Enfin, les publicités diffusées au cours des autres programmes pour la jeunesse de France Télévisions sont moins nombreuses que sur les chaînes privées – six minutes contre douze minutes en moyenne – et font l'objet d'une sélection par la régie publicitaire du groupe : les spots pour des produits alimentaires ne représentent que 8 % de l'ensemble des publicités diffusées au cours des programmes pour la jeunesse, les 92 % restants concernant le secteur des jeux et jouets ou de la distribution. Le groupe France Télévisions pratique donc déjà une forme d'autorégulation qui le distingue des chaînes privées et à laquelle il convient d'ajouter les nombreuses obligations en vigueur visant à limiter la diffusion de messages publicitaires pouvant induire des comportements alimentaires à risque ou comportant des images violentes.

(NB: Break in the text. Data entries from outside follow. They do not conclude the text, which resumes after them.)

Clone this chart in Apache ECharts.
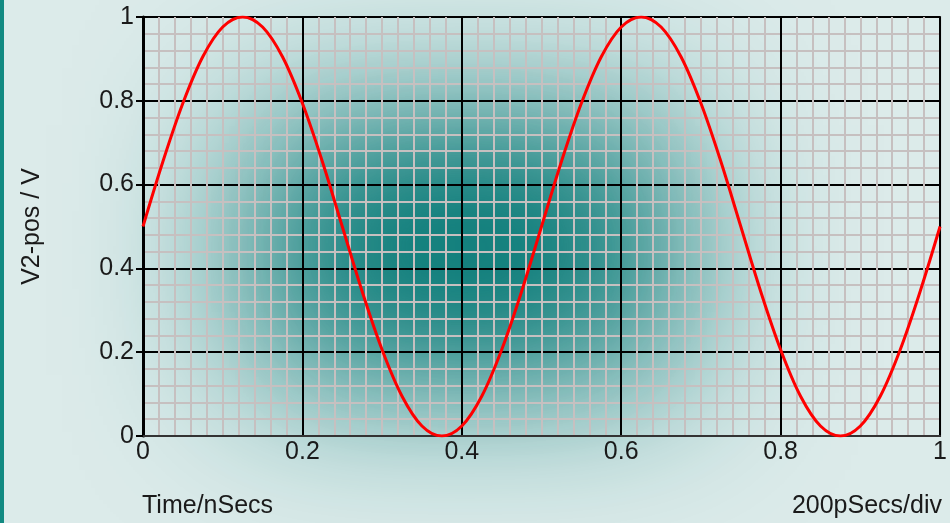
<!DOCTYPE html>
<html>
<head>
<meta charset="utf-8">
<script src="https://cdn.jsdelivr.net/npm/echarts@6/dist/echarts.min.js"></script>
<style>html,body{margin:0;padding:0;background:#dcebea;}#c{width:950px;height:523px;}</style>
</head>
<body>
<div id="c"></div>
<script>
// Data
var timeNs = [0,0.025,0.05,0.075,0.1,0.125,0.15,0.175,0.2,0.225,0.25,0.275,0.3,0.325,0.35,0.375,0.4,0.425,0.45,0.475,0.5,
              0.525,0.55,0.575,0.6,0.625,0.65,0.675,0.7,0.725,0.75,0.775,0.8,0.825,0.85,0.875,0.9,0.925,0.95,0.975,1];
var v2pos = [0.5,0.655,0.794,0.905,0.976,1,0.976,0.905,0.794,0.655,0.5,0.345,0.206,0.095,0.024,0,0.024,0.095,0.206,0.345,0.5,
             0.655,0.794,0.905,0.976,1,0.976,0.905,0.794,0.655,0.5,0.345,0.206,0.095,0.024,0,0.024,0.095,0.206,0.345,0.5];
var xTicks = [0, 0.2, 0.4, 0.6, 0.8, 1];
var yTicks = [0, 0.2, 0.4, 0.6, 0.8, 1];
var yTitle = 'V2-pos / V';
var xTitleLeft = 'Time/nSecs';
var xTitleRight = '200pSecs/div';

var pts = timeNs.map(function (t, i) { return [t, v2pos[i]]; });
var FONT = 'Liberation Sans, Arial, sans-serif';
var FS = 25;
var chart = echarts.init(document.getElementById('c'), null, {renderer: 'canvas'});
function fmt(v) { return String(Math.round(v * 10) / 10); }
var OFF = 3000;
chart.setOption({
  animation: false,
  backgroundColor: '#dcebea',
  graphic: [
    // soft teal glow behind the plot (shadow of an off-screen rect)
    {type: 'rect', z: -10, silent: true,
     shape: {x: 465 - 215 - OFF, y: 250 - 125, width: 430, height: 250},
     style: {fill: '#077a77', shadowBlur: 170, shadowColor: '#0a7b78', shadowOffsetX: OFF, shadowOffsetY: 0}},
    {type: 'rect', z: -9, silent: true,
     shape: {x: 465 - 110 - OFF, y: 248 - 65, width: 220, height: 130},
     style: {fill: '#077a77', shadowBlur: 120, shadowColor: 'rgba(4,120,117,0.7)', shadowOffsetX: OFF, shadowOffsetY: 0}},
    {type: 'rect', z: 10, shape: {x: 0, y: 0, width: 4, height: 523}, style: {fill: '#128a82'}},
    {type: 'text', z: 10, x: 142, y: 494, style: {text: xTitleLeft, font: FS + 'px ' + FONT, fill: '#1a1a1a'}},
    {type: 'text', z: 10, x: 942, y: 494, style: {text: xTitleRight, font: FS + 'px ' + FONT, fill: '#1a1a1a', textAlign: 'right'}}
  ],
  grid: {left: 143, right: 8, top: 17, bottom: 87, show: true, borderColor: '#333', borderWidth: 2, backgroundColor: 'transparent'},
  xAxis: {
    type: 'value', min: 0, max: 1, interval: 0.2,
    axisLine: {show: true, onZero: false, lineStyle: {color: '#333', width: 2}},
    axisTick: {show: false},
    axisLabel: {margin: 4, color: '#1a1a1a', fontSize: FS, fontFamily: FONT,
      formatter: function (v) { return xTicks.indexOf(Math.round(v*10)/10) >= 0 ? fmt(v) : ''; }},
    splitLine: {show: true, lineStyle: {color: '#000', width: 2}},
    minorTick: {show: false, splitNumber: 10},
    minorSplitLine: {show: true, lineStyle: {color: '#c6c0c0', width: 2}}
  },
  yAxis: {
    type: 'value', min: 0, max: 1, interval: 0.2,
    name: yTitle, nameLocation: 'middle', nameGap: 98, nameRotate: 90,
    nameTextStyle: {color: '#1a1a1a', fontSize: FS, fontFamily: FONT},
    axisLine: {show: true, onZero: false, lineStyle: {color: '#000', width: 3}},
    axisTick: {show: true, length: 7, lineStyle: {color: '#000', width: 2}},
    axisLabel: {margin: 9, color: '#1a1a1a', fontSize: FS, fontFamily: FONT,
      formatter: function (v) { return yTicks.indexOf(Math.round(v*10)/10) >= 0 ? fmt(v) : ''; }},
    splitLine: {show: true, lineStyle: {color: '#000', width: 2}},
    minorTick: {show: false, splitNumber: 5},
    minorSplitLine: {show: true, lineStyle: {color: '#c6c0c0', width: 2}}
  },
  series: [{
    type: 'line', data: pts, smooth: 0.35, showSymbol: false, clip: true,
    lineStyle: {color: '#ff0000', width: 3}, z: 5
  }]
});
</script>
</body>
</html>
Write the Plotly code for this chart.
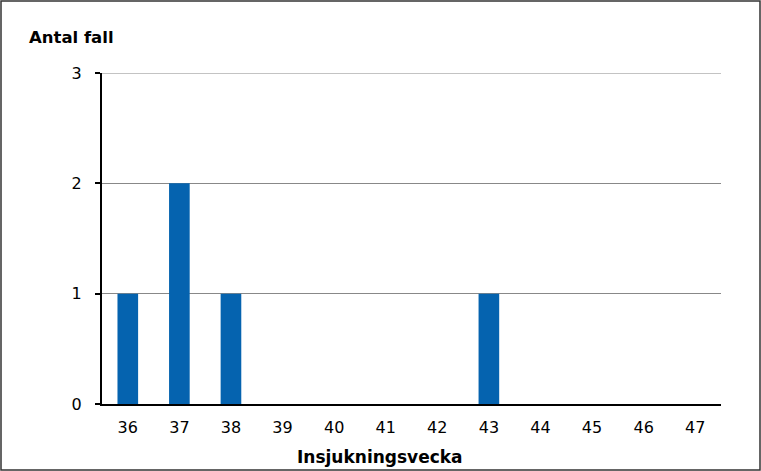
import plotly.graph_objects as go

weeks = ["36", "37", "38", "39", "40", "41", "42", "43", "44", "45", "46", "47"]
cases = [1, 2, 1, 0, 0, 0, 0, 1, 0, 0, 0, 0]
y_ticks = [0, 1, 2, 3]

W, H = 761, 471
L, R, T, B = 102, 40, 73, 67
pw, ph = W - L - R, H - T - B

fig = go.Figure(go.Bar(x=weeks, y=cases, marker=dict(color="#0563AF", line=dict(width=0)), width=0.4))

font = "DejaVu Sans, Verdana, sans-serif"
fig.update_layout(
    width=W, height=H,
    margin=dict(l=L, r=R, t=T, b=B, pad=0),
    plot_bgcolor="white", paper_bgcolor="white",
    showlegend=False,
    font=dict(family=font, size=16, color="black"),
    xaxis=dict(type="category", showline=True, linecolor="black", linewidth=2,
               ticks="", tickfont=dict(size=16), showgrid=False, ticklabelstandoff=8),
    yaxis=dict(range=[0, 3], tickvals=y_ticks, showline=True, linecolor="black", linewidth=2,
               ticks="outside", ticklen=5, tickwidth=2, tickcolor="black",
               gridcolor="#888888", gridwidth=1, zeroline=False, tickfont=dict(size=16),
               ticklabelstandoff=10),
    annotations=[
        dict(text="<b>Antal fall</b>", xref="paper", yref="paper", x=(27 - L) / pw, y=1 + (T - 37) / ph,
             xanchor="left", yanchor="middle", showarrow=False, font=dict(size=16.5)),
        dict(text="<b>Insjukningsvecka</b>", xref="paper", yref="paper", x=(380 - L) / pw, y=-(457 - T - ph) / ph,
             xanchor="center", yanchor="middle", showarrow=False, font=dict(size=17)),
    ],
    shapes=[
        dict(type="rect", xref="paper", yref="paper",
             x0=(1 - L) / pw, x1=(W - 1 - L) / pw, y0=-(B - 1) / ph, y1=1 + (T - 1) / ph,
             line=dict(color="#333333", width=1.5), fillcolor="rgba(0,0,0,0)", layer="below"),
        dict(type="line", xref="paper", yref="y", x0=0, x1=1, y0=y_ticks[-1], y1=y_ticks[-1],
             line=dict(color="#888888", width=1), layer="below"),
    ],
)
fig.write_html("out.html", config={"displayModeBar": False},
               post_script="document.body.style.margin='0';document.body.style.overflow='hidden';")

Par ailleurs, la suppression de la publicité commerciale dans les programmes pour la jeunesse représenterait pour la télévision publique une perte de recettes évaluée à environ 20 millions d'euros par an par le CSA. Je dois ici rappeler que, face au déficit de France Télévisions, estimé à 50 millions d'euros, les députés socialistes, lors de l'examen du projet de loi de finances (PLF) pour 2016, ont accordé 25 millions d'euros supplémentaires à l'entreprise, celle-ci s'étant engagée à prendre les mesures nécessaires pour combler les 25 millions de déficit restants. Je regrette donc que la proposition de loi ne propose plus de compensation financière depuis la suppression par le Sénat de l'article 3, qui augmentait la taxe sur les recettes publicitaires des chaînes privées, au motif qu'une telle disposition n'était guère pertinente dans la mesure où nous ne savons pas encore quel sera l'état du marché publicitaire au moment de l'entrée en vigueur de la suppression de la publicité, fixée dans l'article 2 au 1er janvier 2018.

Je souhaite, dans ces conditions, qu'un travail de concertation puisse être effectué avec les acteurs du secteur et que des solutions pérennes de compensation financière puissent être trouvées. Il serait, en effet, paradoxal et préjudiciable de porter atteinte, par l'adoption de cette disposition, au service public de la télévision et à la qualité de ses programmes pour la jeunesse. C'est la raison pour laquelle j'ai déposé un amendement visant à réécrire l'article 2. Le groupe socialiste, républicain et citoyen votera cette proposition de loi, dont il partage l'objectif général, sous réserve de l'adoption de ses amendements.